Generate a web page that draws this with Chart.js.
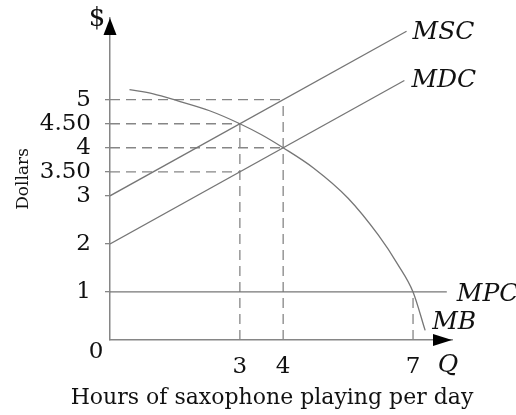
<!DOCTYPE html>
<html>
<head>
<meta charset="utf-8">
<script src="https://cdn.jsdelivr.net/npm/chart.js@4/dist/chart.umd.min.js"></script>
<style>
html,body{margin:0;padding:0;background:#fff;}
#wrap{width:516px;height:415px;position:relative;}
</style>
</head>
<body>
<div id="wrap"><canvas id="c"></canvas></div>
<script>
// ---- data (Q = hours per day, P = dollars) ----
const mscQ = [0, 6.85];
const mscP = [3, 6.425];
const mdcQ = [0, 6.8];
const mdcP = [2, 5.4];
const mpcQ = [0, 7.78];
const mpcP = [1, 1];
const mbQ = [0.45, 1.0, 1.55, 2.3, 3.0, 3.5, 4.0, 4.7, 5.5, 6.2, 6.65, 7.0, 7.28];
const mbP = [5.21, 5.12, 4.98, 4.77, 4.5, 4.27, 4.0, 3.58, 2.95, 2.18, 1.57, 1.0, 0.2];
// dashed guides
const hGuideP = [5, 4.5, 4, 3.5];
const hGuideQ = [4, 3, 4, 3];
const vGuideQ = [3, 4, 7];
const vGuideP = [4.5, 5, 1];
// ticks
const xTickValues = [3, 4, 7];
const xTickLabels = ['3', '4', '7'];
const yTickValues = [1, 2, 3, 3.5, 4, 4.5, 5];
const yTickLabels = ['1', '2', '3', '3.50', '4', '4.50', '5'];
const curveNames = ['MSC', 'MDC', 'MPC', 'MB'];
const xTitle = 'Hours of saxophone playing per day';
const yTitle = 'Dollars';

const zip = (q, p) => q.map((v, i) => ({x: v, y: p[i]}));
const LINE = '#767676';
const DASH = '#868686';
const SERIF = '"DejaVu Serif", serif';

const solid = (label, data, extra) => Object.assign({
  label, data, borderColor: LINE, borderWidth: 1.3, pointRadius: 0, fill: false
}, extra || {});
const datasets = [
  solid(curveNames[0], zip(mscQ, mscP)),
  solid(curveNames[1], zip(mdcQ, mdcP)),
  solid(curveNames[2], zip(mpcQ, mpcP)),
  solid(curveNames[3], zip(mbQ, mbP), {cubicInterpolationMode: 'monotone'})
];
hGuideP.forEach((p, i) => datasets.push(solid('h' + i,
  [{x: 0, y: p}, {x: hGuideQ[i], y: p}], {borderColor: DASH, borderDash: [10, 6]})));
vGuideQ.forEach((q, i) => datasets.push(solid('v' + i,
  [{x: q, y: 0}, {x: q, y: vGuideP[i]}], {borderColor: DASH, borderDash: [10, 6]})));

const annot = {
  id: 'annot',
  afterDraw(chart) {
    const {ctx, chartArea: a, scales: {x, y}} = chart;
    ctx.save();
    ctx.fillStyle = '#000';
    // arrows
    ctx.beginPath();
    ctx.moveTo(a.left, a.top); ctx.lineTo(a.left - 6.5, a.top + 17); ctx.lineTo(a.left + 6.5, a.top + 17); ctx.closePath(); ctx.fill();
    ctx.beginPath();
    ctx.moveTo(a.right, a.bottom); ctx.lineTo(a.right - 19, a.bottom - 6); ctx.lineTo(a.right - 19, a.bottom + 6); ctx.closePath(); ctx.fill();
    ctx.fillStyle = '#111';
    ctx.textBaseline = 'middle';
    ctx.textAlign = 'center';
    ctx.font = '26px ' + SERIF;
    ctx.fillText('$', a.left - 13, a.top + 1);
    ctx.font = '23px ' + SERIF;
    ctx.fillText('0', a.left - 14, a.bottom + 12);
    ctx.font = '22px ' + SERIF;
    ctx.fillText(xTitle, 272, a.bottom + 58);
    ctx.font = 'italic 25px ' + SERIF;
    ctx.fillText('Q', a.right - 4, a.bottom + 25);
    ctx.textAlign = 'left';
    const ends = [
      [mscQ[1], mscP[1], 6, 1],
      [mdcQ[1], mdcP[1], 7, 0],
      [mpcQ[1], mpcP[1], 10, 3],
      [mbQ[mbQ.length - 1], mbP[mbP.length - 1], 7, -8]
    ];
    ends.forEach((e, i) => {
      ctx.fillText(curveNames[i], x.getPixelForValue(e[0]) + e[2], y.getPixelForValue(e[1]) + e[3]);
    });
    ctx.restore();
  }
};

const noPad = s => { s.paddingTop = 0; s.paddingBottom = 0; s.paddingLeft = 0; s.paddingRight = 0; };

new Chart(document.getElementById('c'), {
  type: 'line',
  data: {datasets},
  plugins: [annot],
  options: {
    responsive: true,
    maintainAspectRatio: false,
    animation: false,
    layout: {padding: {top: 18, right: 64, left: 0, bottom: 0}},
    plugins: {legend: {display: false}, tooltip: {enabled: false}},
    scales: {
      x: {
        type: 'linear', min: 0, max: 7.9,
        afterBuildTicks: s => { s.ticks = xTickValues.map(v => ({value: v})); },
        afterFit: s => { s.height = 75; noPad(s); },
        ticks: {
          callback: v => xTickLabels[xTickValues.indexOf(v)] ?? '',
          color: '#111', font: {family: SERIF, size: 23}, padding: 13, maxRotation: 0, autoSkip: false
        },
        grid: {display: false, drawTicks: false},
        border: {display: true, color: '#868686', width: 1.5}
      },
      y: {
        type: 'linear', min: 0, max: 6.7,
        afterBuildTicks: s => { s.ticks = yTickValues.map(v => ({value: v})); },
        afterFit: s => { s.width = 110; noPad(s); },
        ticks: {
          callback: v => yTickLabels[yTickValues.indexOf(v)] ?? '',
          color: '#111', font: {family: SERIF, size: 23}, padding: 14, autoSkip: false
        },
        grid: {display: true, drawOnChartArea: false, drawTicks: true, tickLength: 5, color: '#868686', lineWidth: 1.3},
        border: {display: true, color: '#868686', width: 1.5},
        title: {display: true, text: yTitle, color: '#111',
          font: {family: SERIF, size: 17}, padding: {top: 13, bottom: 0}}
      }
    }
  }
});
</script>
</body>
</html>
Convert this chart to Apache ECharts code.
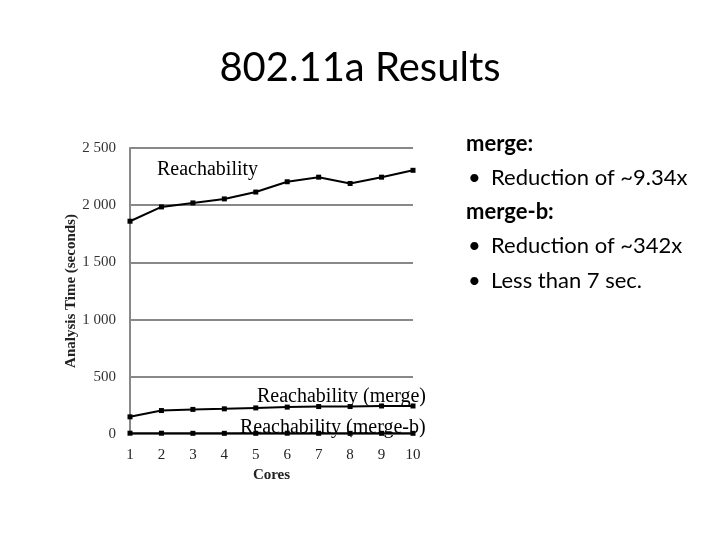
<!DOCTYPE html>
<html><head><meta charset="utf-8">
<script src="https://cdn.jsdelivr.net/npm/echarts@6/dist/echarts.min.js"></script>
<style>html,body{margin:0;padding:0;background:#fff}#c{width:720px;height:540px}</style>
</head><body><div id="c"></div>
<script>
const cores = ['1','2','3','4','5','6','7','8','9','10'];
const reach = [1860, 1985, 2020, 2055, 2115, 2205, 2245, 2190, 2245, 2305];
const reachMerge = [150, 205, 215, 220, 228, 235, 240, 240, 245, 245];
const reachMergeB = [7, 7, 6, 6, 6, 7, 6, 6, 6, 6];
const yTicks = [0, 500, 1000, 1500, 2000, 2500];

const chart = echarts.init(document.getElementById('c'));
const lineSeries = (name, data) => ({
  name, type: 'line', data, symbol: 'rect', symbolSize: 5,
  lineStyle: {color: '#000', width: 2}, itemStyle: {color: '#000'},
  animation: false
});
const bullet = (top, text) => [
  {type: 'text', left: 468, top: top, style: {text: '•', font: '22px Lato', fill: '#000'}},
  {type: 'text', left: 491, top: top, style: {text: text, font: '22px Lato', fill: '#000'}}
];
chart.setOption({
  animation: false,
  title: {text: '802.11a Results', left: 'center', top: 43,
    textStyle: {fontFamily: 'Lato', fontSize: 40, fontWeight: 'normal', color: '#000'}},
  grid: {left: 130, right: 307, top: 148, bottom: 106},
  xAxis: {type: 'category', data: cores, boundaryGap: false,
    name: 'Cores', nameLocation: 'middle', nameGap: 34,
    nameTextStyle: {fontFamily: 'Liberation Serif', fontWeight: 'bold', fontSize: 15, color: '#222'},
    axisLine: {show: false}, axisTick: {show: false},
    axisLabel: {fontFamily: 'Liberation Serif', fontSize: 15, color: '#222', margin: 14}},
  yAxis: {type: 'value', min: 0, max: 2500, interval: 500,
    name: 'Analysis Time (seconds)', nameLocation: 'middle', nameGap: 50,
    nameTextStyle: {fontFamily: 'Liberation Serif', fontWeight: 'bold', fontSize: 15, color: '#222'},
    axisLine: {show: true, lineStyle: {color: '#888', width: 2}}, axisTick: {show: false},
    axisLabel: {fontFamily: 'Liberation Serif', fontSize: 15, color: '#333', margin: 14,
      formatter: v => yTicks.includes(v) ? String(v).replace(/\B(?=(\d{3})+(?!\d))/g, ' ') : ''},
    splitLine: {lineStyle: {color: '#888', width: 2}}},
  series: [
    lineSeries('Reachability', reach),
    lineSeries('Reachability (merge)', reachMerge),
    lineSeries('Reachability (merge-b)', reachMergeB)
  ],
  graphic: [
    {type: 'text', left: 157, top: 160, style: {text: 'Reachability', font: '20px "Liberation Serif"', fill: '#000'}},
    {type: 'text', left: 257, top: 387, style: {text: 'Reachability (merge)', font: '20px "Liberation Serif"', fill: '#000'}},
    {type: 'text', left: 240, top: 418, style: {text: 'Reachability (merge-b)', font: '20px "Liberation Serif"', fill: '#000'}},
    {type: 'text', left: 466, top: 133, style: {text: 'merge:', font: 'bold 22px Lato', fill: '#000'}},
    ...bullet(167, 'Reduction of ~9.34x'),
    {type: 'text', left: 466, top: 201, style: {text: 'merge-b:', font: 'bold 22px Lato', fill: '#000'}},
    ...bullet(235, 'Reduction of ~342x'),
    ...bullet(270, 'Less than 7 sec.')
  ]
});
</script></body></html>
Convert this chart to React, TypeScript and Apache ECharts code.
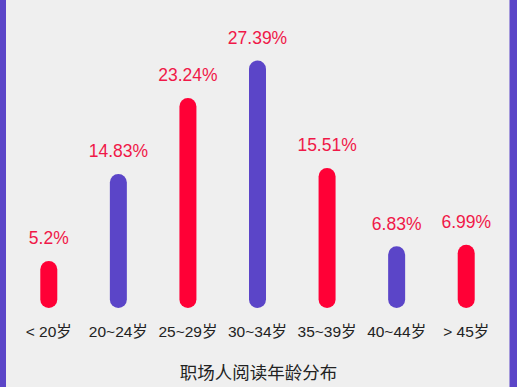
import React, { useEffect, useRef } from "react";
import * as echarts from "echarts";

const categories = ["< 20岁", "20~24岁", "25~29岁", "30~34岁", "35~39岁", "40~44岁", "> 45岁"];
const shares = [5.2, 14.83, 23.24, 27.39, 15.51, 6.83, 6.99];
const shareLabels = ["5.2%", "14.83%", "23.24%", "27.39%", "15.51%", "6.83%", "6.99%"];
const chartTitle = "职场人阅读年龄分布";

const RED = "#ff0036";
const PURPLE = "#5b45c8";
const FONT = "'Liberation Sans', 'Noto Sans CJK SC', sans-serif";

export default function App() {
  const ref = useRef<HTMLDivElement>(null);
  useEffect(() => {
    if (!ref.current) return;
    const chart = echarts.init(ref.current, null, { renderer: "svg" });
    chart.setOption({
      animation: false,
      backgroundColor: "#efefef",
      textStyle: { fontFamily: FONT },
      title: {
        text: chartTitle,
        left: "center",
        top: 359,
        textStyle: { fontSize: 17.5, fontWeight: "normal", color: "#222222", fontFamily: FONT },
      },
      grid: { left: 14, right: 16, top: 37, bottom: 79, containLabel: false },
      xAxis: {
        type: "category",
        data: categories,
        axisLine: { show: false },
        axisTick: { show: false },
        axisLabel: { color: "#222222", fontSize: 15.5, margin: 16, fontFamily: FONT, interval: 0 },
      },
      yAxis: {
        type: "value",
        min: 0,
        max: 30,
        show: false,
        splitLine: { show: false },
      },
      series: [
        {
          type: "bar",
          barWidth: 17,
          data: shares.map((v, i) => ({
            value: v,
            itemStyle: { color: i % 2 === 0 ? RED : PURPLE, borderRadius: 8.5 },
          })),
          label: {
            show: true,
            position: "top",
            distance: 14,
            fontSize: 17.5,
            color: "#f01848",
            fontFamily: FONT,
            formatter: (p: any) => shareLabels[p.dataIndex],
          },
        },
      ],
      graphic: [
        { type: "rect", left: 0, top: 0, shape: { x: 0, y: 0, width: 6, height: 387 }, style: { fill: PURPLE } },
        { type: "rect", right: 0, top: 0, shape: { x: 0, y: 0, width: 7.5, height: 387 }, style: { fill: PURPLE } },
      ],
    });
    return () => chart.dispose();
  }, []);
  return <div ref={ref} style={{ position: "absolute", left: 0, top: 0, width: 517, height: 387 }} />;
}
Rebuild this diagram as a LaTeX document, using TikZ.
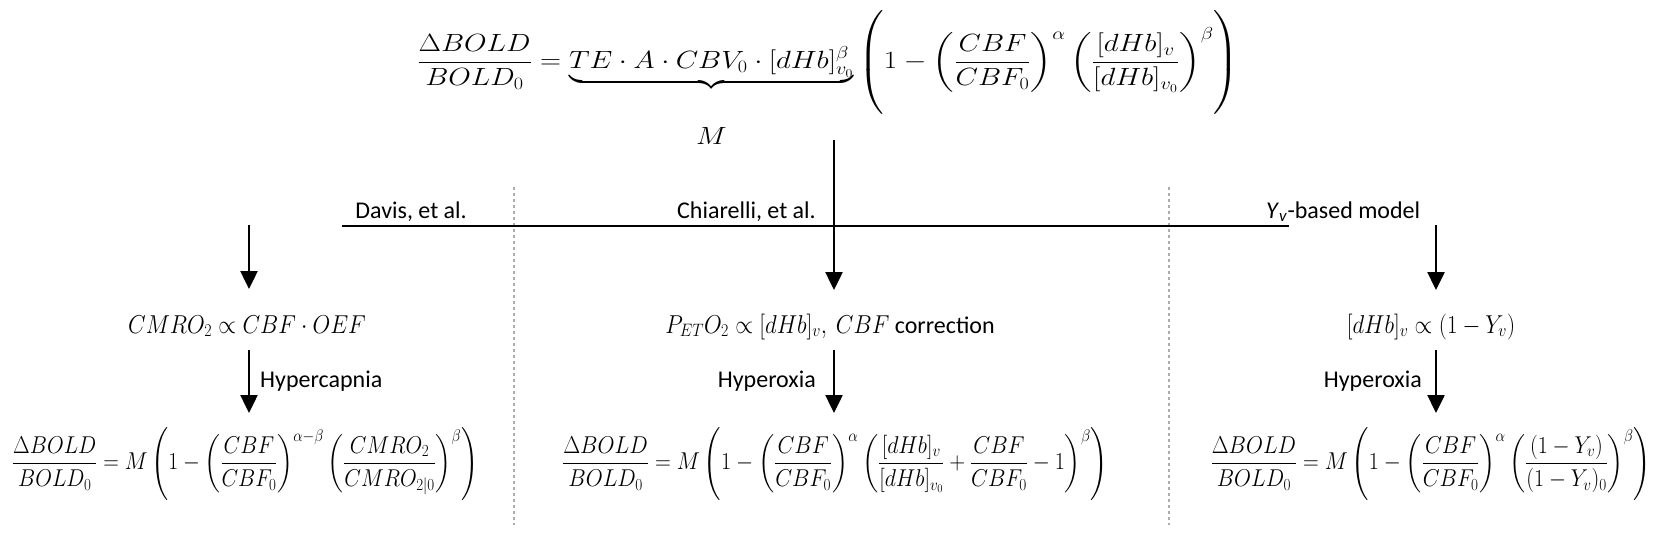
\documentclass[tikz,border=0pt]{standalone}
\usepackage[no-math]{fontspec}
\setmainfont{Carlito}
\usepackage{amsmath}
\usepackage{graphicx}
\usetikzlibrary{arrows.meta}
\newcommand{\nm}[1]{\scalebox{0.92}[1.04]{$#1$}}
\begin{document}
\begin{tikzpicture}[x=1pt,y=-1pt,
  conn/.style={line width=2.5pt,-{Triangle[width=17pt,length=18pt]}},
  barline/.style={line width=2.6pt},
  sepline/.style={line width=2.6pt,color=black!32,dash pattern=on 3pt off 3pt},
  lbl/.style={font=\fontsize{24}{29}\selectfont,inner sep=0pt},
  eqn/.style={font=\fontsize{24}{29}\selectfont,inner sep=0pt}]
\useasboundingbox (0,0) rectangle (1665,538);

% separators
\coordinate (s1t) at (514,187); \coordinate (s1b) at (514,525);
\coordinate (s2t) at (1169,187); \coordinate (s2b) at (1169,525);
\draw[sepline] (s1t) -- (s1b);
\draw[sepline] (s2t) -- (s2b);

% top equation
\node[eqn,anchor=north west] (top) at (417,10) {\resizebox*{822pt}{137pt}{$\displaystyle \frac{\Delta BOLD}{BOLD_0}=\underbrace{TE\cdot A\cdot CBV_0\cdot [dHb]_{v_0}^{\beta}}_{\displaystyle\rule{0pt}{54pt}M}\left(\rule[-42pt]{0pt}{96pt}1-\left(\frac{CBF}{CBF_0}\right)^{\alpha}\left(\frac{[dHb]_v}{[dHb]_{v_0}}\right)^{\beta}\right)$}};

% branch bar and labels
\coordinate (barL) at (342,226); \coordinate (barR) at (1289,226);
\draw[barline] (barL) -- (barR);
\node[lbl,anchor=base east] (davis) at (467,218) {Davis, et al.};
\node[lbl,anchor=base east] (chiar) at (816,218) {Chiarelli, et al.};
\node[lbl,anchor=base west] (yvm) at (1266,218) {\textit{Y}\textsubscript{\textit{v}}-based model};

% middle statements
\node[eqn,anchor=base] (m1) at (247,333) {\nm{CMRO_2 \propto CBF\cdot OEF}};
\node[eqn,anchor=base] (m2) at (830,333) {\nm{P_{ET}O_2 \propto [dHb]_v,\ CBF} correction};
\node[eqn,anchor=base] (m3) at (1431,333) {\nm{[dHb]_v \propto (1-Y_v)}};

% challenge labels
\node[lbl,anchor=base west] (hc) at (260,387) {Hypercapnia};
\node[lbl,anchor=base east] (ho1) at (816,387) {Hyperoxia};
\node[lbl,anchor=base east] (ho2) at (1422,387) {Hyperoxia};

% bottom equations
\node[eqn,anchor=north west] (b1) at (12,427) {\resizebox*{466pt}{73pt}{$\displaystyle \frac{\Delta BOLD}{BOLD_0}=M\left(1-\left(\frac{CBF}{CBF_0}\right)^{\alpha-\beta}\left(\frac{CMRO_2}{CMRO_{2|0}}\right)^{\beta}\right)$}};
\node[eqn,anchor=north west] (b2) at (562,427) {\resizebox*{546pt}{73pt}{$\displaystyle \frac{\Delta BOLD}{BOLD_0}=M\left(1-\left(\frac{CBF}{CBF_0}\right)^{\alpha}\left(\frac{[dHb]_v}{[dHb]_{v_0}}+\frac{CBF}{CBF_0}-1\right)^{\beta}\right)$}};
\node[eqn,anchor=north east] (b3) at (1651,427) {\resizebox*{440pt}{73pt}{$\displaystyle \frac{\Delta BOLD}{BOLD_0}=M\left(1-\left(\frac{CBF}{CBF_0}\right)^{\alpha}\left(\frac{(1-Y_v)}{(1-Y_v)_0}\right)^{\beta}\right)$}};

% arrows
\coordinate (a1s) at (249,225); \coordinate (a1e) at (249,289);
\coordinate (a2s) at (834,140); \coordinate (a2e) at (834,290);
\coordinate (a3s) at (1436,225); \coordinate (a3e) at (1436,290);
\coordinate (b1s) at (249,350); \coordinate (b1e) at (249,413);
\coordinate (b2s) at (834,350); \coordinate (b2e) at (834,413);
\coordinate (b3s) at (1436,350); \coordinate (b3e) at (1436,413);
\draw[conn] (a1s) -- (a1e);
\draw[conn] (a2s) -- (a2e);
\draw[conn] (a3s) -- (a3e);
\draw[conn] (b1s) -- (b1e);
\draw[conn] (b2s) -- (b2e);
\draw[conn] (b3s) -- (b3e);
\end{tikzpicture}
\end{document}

■ ■ ■ ■

Required task
Taking the entries above, extract every line from the one bearing "Rebuild this diagram" through the one bearing "(m3) at (1431,333)", exactly, with no pictures.

Exercise response
Rebuild this diagram as a LaTeX document, using TikZ.
\documentclass[tikz,border=0pt]{standalone}
\usepackage[no-math]{fontspec}
\setmainfont{Carlito}
\usepackage{amsmath}
\usepackage{graphicx}
\usetikzlibrary{arrows.meta}
\newcommand{\nm}[1]{\scalebox{0.92}[1.04]{$#1$}}
\begin{document}
\begin{tikzpicture}[x=1pt,y=-1pt,
  conn/.style={line width=2.5pt,-{Triangle[width=17pt,length=18pt]}},
  barline/.style={line width=2.6pt},
  sepline/.style={line width=2.6pt,color=black!32,dash pattern=on 3pt off 3pt},
  lbl/.style={font=\fontsize{24}{29}\selectfont,inner sep=0pt},
  eqn/.style={font=\fontsize{24}{29}\selectfont,inner sep=0pt}]
\useasboundingbox (0,0) rectangle (1665,538);

% separators
\coordinate (s1t) at (514,187); \coordinate (s1b) at (514,525);
\coordinate (s2t) at (1169,187); \coordinate (s2b) at (1169,525);
\draw[sepline] (s1t) -- (s1b);
\draw[sepline] (s2t) -- (s2b);

% top equation
\node[eqn,anchor=north west] (top) at (417,10) {\resizebox*{822pt}{137pt}{$\displaystyle \frac{\Delta BOLD}{BOLD_0}=\underbrace{TE\cdot A\cdot CBV_0\cdot [dHb]_{v_0}^{\beta}}_{\displaystyle\rule{0pt}{54pt}M}\left(\rule[-42pt]{0pt}{96pt}1-\left(\frac{CBF}{CBF_0}\right)^{\alpha}\left(\frac{[dHb]_v}{[dHb]_{v_0}}\right)^{\beta}\right)$}};

% branch bar and labels
\coordinate (barL) at (342,226); \coordinate (barR) at (1289,226);
\draw[barline] (barL) -- (barR);
\node[lbl,anchor=base east] (davis) at (467,218) {Davis, et al.};
\node[lbl,anchor=base east] (chiar) at (816,218) {Chiarelli, et al.};
\node[lbl,anchor=base west] (yvm) at (1266,218) {\textit{Y}\textsubscript{\textit{v}}-based model};

% middle statements
\node[eqn,anchor=base] (m1) at (247,333) {\nm{CMRO_2 \propto CBF\cdot OEF}};
\node[eqn,anchor=base] (m2) at (830,333) {\nm{P_{ET}O_2 \propto [dHb]_v,\ CBF} correction};
\node[eqn,anchor=base] (m3) at (1431,333) {\nm{[dHb]_v \propto (1-Y_v)}};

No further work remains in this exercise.